Jessica Groopman and I just published new research on this topic, “Automated Content: How Artificial Intelligence Impacts Content Throughout the Organization.”
Together we spent over a year talking to senior marketing and business executives about how they use technologies — overwhelmingly AI — that automate content creation and publication, as well as content organization, analysis and niches such as hyper-personalization and localization. We very quickly learned that automated content is hardly limited to marketing and advertising. It has massive implications for a variety of businesses and business verticals such as HR, legal, customer support and service, publishing and media industries, business intelligence, product and more.

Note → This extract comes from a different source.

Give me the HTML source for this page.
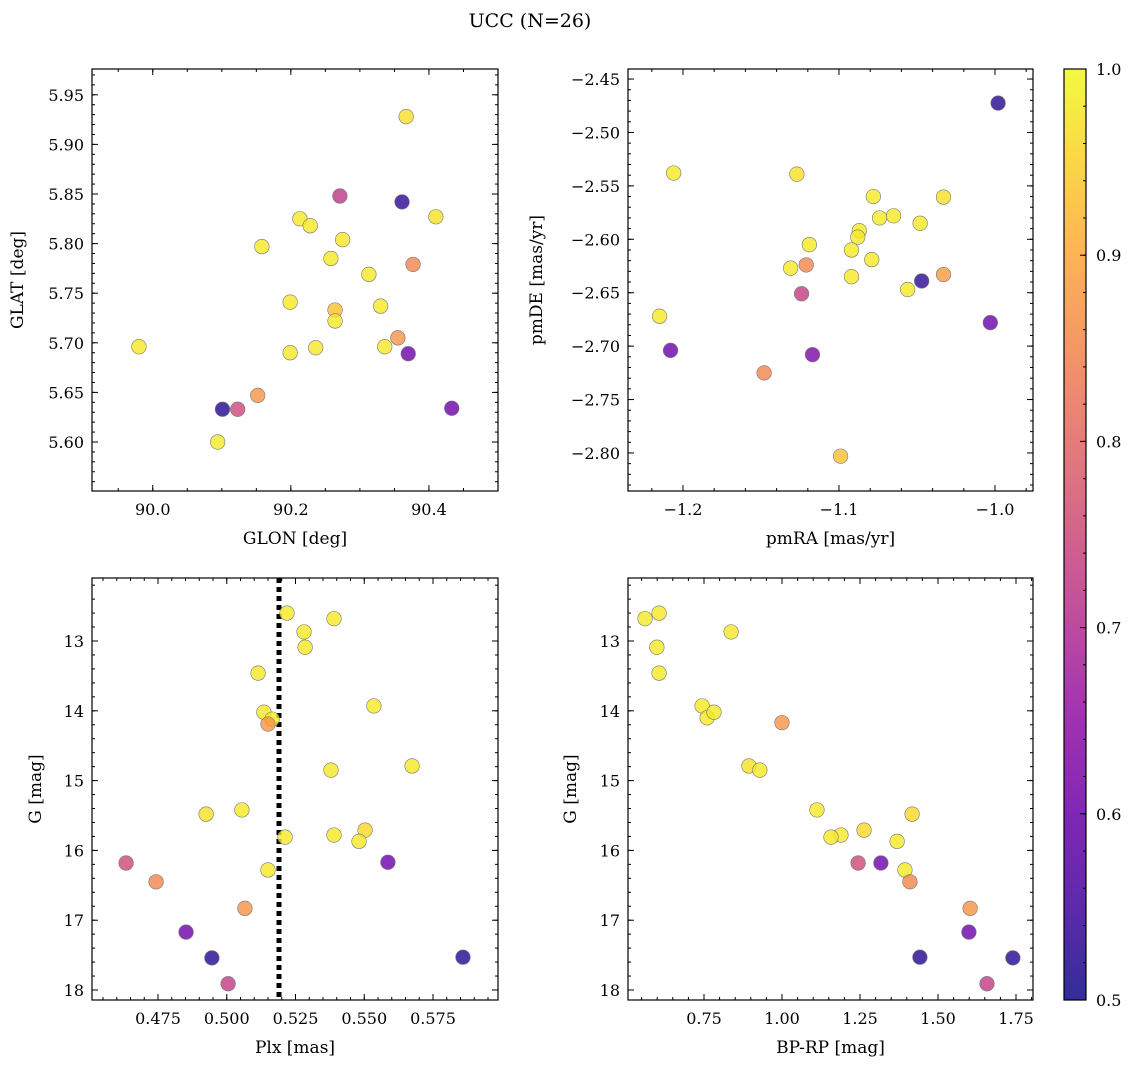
<!DOCTYPE html>
<html><head><meta charset="utf-8">
<style>
html,body{margin:0;padding:0;background:#fff;}
svg text{font-family:"DejaVu Serif","Liberation Serif",serif;fill:#000;}
</style></head>
<body>
<svg id="fig" width="1136" height="1068" xmlns="http://www.w3.org/2000/svg">
<text x="530" y="27" font-size="19" text-anchor="middle">UCC (N=26)</text>
</svg>
<script>
// Panel 1: GLON vs GLAT
const glon1=[90.367,90.271,90.361,90.410,90.213,90.228,90.158,90.275,90.258,90.377,90.313,90.199,90.264,90.330,90.264,89.980,90.355,90.199,90.236,90.336,90.370,90.152,90.101,90.123,90.433,90.094];
const glat1=[5.928,5.848,5.842,5.827,5.825,5.818,5.797,5.804,5.785,5.779,5.769,5.741,5.733,5.737,5.722,5.696,5.705,5.690,5.695,5.696,5.689,5.647,5.633,5.633,5.634,5.600];
const prob1=[0.97,0.72,0.53,0.97,0.98,0.98,0.98,0.98,0.98,0.85,0.98,0.98,0.93,0.98,0.98,0.98,0.87,0.98,0.98,0.98,0.6,0.87,0.52,0.75,0.6,0.98];
// Panel 2: pmRA vs pmDE
const pmra2=[-0.998,-1.206,-1.127,-1.078,-1.033,-1.074,-1.065,-1.087,-1.048,-1.088,-1.119,-1.092,-1.131,-1.121,-1.079,-1.092,-1.033,-1.047,-1.056,-1.124,-1.215,-1.003,-1.208,-1.117,-1.148,-1.099];
const pmde2=[-2.4725,-2.538,-2.539,-2.560,-2.5605,-2.580,-2.578,-2.592,-2.585,-2.598,-2.605,-2.610,-2.627,-2.624,-2.619,-2.635,-2.633,-2.639,-2.647,-2.651,-2.672,-2.678,-2.704,-2.708,-2.725,-2.803];
const prob2=[0.52,0.98,0.97,0.98,0.97,0.98,0.98,0.98,0.98,0.98,0.98,0.98,0.98,0.85,0.98,0.98,0.88,0.53,0.98,0.73,0.98,0.6,0.6,0.62,0.85,0.93];
// Panel 3: Plx vs G
const plx3=[0.5219,0.5390,0.5281,0.5285,0.5114,0.5535,0.5135,0.5165,0.5150,0.5674,0.5379,0.5055,0.4925,0.5503,0.5390,0.5212,0.5481,0.4634,0.5586,0.5150,0.4743,0.5066,0.4852,0.4946,0.5859,0.5005];
const g3=[12.60,12.68,12.87,13.09,13.46,13.93,14.02,14.12,14.19,14.79,14.85,15.42,15.48,15.71,15.78,15.81,15.87,16.18,16.17,16.28,16.45,16.83,17.17,17.54,17.53,17.91];
const prob3=[0.98,0.98,0.98,0.98,0.98,0.98,0.98,0.98,0.87,0.98,0.98,0.98,0.97,0.96,0.98,0.98,0.98,0.75,0.6,0.98,0.85,0.87,0.6,0.52,0.52,0.73];
const plxLine=[0.519];
// Panel 4: BP-RP vs G
const bprp4=[0.561,0.606,0.599,0.606,0.837,0.744,0.760,0.782,1.000,0.894,0.929,1.112,1.417,1.263,1.189,1.157,1.369,1.244,1.317,1.394,1.410,1.603,1.599,1.442,1.740,1.657];
const g4=[12.68,12.60,13.09,13.46,12.87,13.93,14.10,14.02,14.17,14.79,14.85,15.42,15.48,15.71,15.78,15.81,15.87,16.18,16.18,16.28,16.45,16.83,17.17,17.53,17.54,17.91];
const prob4=[0.98,0.98,0.98,0.98,0.98,0.98,0.98,0.98,0.87,0.97,0.98,0.98,0.96,0.96,0.98,0.98,0.98,0.75,0.6,0.98,0.85,0.87,0.6,0.52,0.52,0.73];
// Colorbar ticks
const cbTicks=["0.5","0.6","0.7","0.8","0.9","1.0"];

const NS="http://www.w3.org/2000/svg";
const fig=document.getElementById('fig');
function mk(tag,attrs,parent){const e=document.createElementNS(NS,tag);for(const k in attrs)e.setAttribute(k,attrs[k]);(parent||fig).appendChild(e);return e;}
const stops=[[13,8,135],[65,4,157],[106,0,168],[143,13,164],[177,42,144],[204,71,120],[225,100,98],[242,132,75],[252,166,54],[252,206,37],[240,249,33]];
function plasma(t){t=Math.max(0,Math.min(1,t));const f=t*10,i=Math.min(9,Math.floor(f)),r=f-i;const a=stops[i],b=stops[i+1];return 'rgb('+a.map((v,k)=>Math.round(v+(b[k]-v)*r)).join(',')+')';}
function cmap(p){return plasma((p-0.5)/0.5);}
function fmt(v,d){let s=v.toFixed(d);if(s.startsWith('-'))s='\u2212'+s.slice(1);return s;}

function panel(o){
  const g=mk('g',{});
  
  
  const {L,T,R,B}=o;
  const sx=v=>L+(v-o.x0)/(o.x1-o.x0)*(R-L);
  const sy=v=>o.yinv? T+(v-o.y0)/(o.y1-o.y0)*(B-T) : B-(v-o.y0)/(o.y1-o.y0)*(B-T);
  const eps=1e-9;
  function ticksX(step,len){for(let v=Math.ceil(o.x0/step-eps)*step;v<=o.x1+eps;v+=step){const x=sx(v);mk('line',{x1:x,x2:x,y1:B,y2:B-len,stroke:'#000','stroke-width':1},g);mk('line',{x1:x,x2:x,y1:T,y2:T+len,stroke:'#000','stroke-width':1},g);}}
  function ticksY(step,len){const lo=Math.min(o.y0,o.y1),hi=Math.max(o.y0,o.y1);for(let v=Math.ceil(lo/step-eps)*step;v<=hi+eps;v+=step){const y=sy(v);mk('line',{x1:L,x2:L+len,y1:y,y2:y,stroke:'#000','stroke-width':1},g);mk('line',{x1:R,x2:R-len,y1:y,y2:y,stroke:'#000','stroke-width':1},g);}}
  ticksX(o.xminor,3);ticksX(o.xmajor,6);ticksY(o.yminor,3);ticksY(o.ymajor,6);
  for(let v=Math.ceil(o.x0/o.xmajor-eps)*o.xmajor;v<=o.x1+eps;v+=o.xmajor){const t=mk('text',{x:sx(v),y:B+24,'font-size':16,'text-anchor':'middle'},g);t.textContent=fmt(v,o.xdec);}
  const lo=Math.min(o.y0,o.y1),hi=Math.max(o.y0,o.y1);
  for(let v=Math.ceil(lo/o.ymajor-eps)*o.ymajor;v<=hi+eps;v+=o.ymajor){const t=mk('text',{x:L-8,y:sy(v)+6,'font-size':16,'text-anchor':'end'},g);t.textContent=fmt(v,o.ydec);}
  if(o.vline!==undefined){const l=mk('line',{x1:sx(o.vline),x2:sx(o.vline),y1:T,y2:B,stroke:'#000','stroke-width':5,'stroke-dasharray':'5,4'},g);}
  for(let i=0;i<o.xs.length;i++){
    const c=mk('circle',{cx:sx(o.xs[i]),cy:sy(o.ys[i]),r:7.3,fill:cmap(o.ps[i]),'fill-opacity':0.8,stroke:'#777','stroke-width':0.6},g);
    
    
  }
  mk('rect',{x:L,y:T,width:R-L,height:B-T,fill:'none',stroke:'#000','stroke-width':1.2},g);
  const xl=mk('text',{x:(L+R)/2,y:B+53,'font-size':17,'text-anchor':'middle'},g);xl.textContent=o.xlabel;
  
  const yl=mk('text',{x:o.ylx,y:(T+B)/2,'font-size':17,'text-anchor':'middle',transform:'rotate(-90 '+o.ylx+' '+(T+B)/2+')'},g);yl.textContent=o.ylabel;
  
}
panel({name:'glon-glat-panel',L:92,T:69,R:498,B:491,x0:89.912,x1:90.5,y0:5.5506,y1:5.976,xmajor:0.2,xminor:0.05,ymajor:0.05,yminor:0.01,xdec:1,ydec:2,xs:glon1,ys:glat1,ps:prob1,xlabel:'GLON [deg]',ylabel:'GLAT [deg]',ylx:23});
panel({name:'pm-panel',L:628,T:69,R:1033,B:491,x0:-1.2-55/1560,x1:-1.0+38/1560,y0:-2.8356,y1:-2.4406,xmajor:0.1,xminor:0.02,ymajor:0.05,yminor:0.01,xdec:1,ydec:2,xs:pmra2,ys:pmde2,ps:prob2,xlabel:'pmRA [mas/yr]',ylabel:'pmDE [mas/yr]',ylx:542});
panel({name:'plx-g-panel',L:92,T:578,R:498,B:1000,x0:0.475-66/2750,x1:0.475+340/2750,y0:13-63/69.8,y1:13+359/69.8,yinv:true,xmajor:0.025,xminor:0.005,ymajor:1,yminor:0.2,xdec:3,ydec:0,xs:plx3,ys:g3,ps:prob3,vline:plxLine[0],xlabel:'Plx [mas]',ylabel:'G [mag]',ylx:41});
panel({name:'cmd-panel',L:628,T:578,R:1033,B:1000,x0:0.75-76/312,x1:0.75+329/312,y0:13-63/69.8,y1:13+359/69.8,yinv:true,xmajor:0.25,xminor:0.05,ymajor:1,yminor:0.2,xdec:2,ydec:0,xs:bprp4,ys:g4,ps:prob4,xlabel:'BP-RP [mag]',ylabel:'G [mag]',ylx:576});

(function(){
  const L=1064,R=1086,T=69,B=1000;
  const g=mk('g',{});
  
  
  const defs=mk('defs',{},g);
  const lg=mk('linearGradient',{id:'cb',x1:0,y1:1,x2:0,y2:0},defs);
  for(let i=0;i<=20;i++){mk('stop',{offset:(i/20),'stop-color':plasma(i/20),'stop-opacity':0.85},lg);}
  mk('rect',{x:L,y:T,width:R-L,height:B-T,fill:'url(#cb)',stroke:'#000','stroke-width':1.2},g);
  const sy=v=>B-(v-0.5)/0.5*(B-T);
  for(let v=0.5;v<=1.0001;v+=0.02){mk('line',{x1:R,x2:R-3,y1:sy(v),y2:sy(v),stroke:'#000'},g);}
  cbTicks.forEach(s=>{const v=parseFloat(s),y=sy(v);mk('line',{x1:R,x2:R-6,y1:y,y2:y,stroke:'#000'},g);const t=mk('text',{x:R+10,y:y+6,'font-size':16},g);t.textContent=s;});
})();
</script>
</body></html>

Content Automation Opportunities
Our report contains a portfolio of detailed case studies on how businesses are leveraging content automation for a variety of needs and use cases. Consider this handful of examples:
Scale: AP went from creating 300 quarterly earnings reports to over 4,000 articles using Wordsmith software to turn company data into full articles.
Resource Allocation: Those AP writers who were formerly churning out template earnings reports can now dedicate their efforts to much more interesting and challenging work that requires more human skills, e.g., investigative reporting.
Production Automation: Wibbitz is a tool that can take the video production process down from 4 hours (using traditional video editing software) to a 10 second to 5-minute turnaround, generating a short video to accompany a blog post or article. The writer need only input text into the platform.
Customer Support: Not everyone thinks of chatbots as a form of automated content, but they are. They can handle routine customer inquiries and even pass cases back and forth to human agents when the need arises. The result is lower costs to the organization, alleviating tedium for human agents, and happier, swifter outcomes for customers.
The case examples go on and on. AI can sort and organize content, recognizing images and pictures and linking concepts, greatly increasing the efficacy of tools like a digital asset management system (DAM). Attorneys can find case law, legal precedents and even use AI to help craft contracts and arguments in court. Marketers are using AI to hyper-personalize content and offers. AI can analyze huge amounts of data, creating reports, recognizing trends and finding opportunities for business intelligence.
Read More: 2019’s Content Strategy Primer
Risks and Needs
Content automation doesn’t just happen. Organizations must clearly define needs and prepare carefully for the opportunities automation can provide. Herewith, a few considerations:
The first ingredient is data. Automation won’t be cost or time-efficient if there isn’t enough data to power the narrative. Even if a company is digitally focused, data is often dispersed, or it isn’t organized in a way that is ready to be used by an automated content system.
Unstructured data still problematic. The data that goes into a system determines what comes out. It must be correctly formatted for this purpose.
The approach must be multi-disciplined. Automated content requires a variety of viewpoints to make sure content is on brand, aligned with communications strategy, is accurate and flows from available data and systems.
Transparency and data permissions are imperative. Organizations that use information customers and prospects don’t know they have can creep people out or even violate laws.
Automated content is still in its infancy, but we predict that over the next five years it will take hold, particularly in larger organizations that have already invested significantly in data, Marketing Automation systems or both. If that applies to your business, it’s time to start educating yourself about this new, but nascent, field.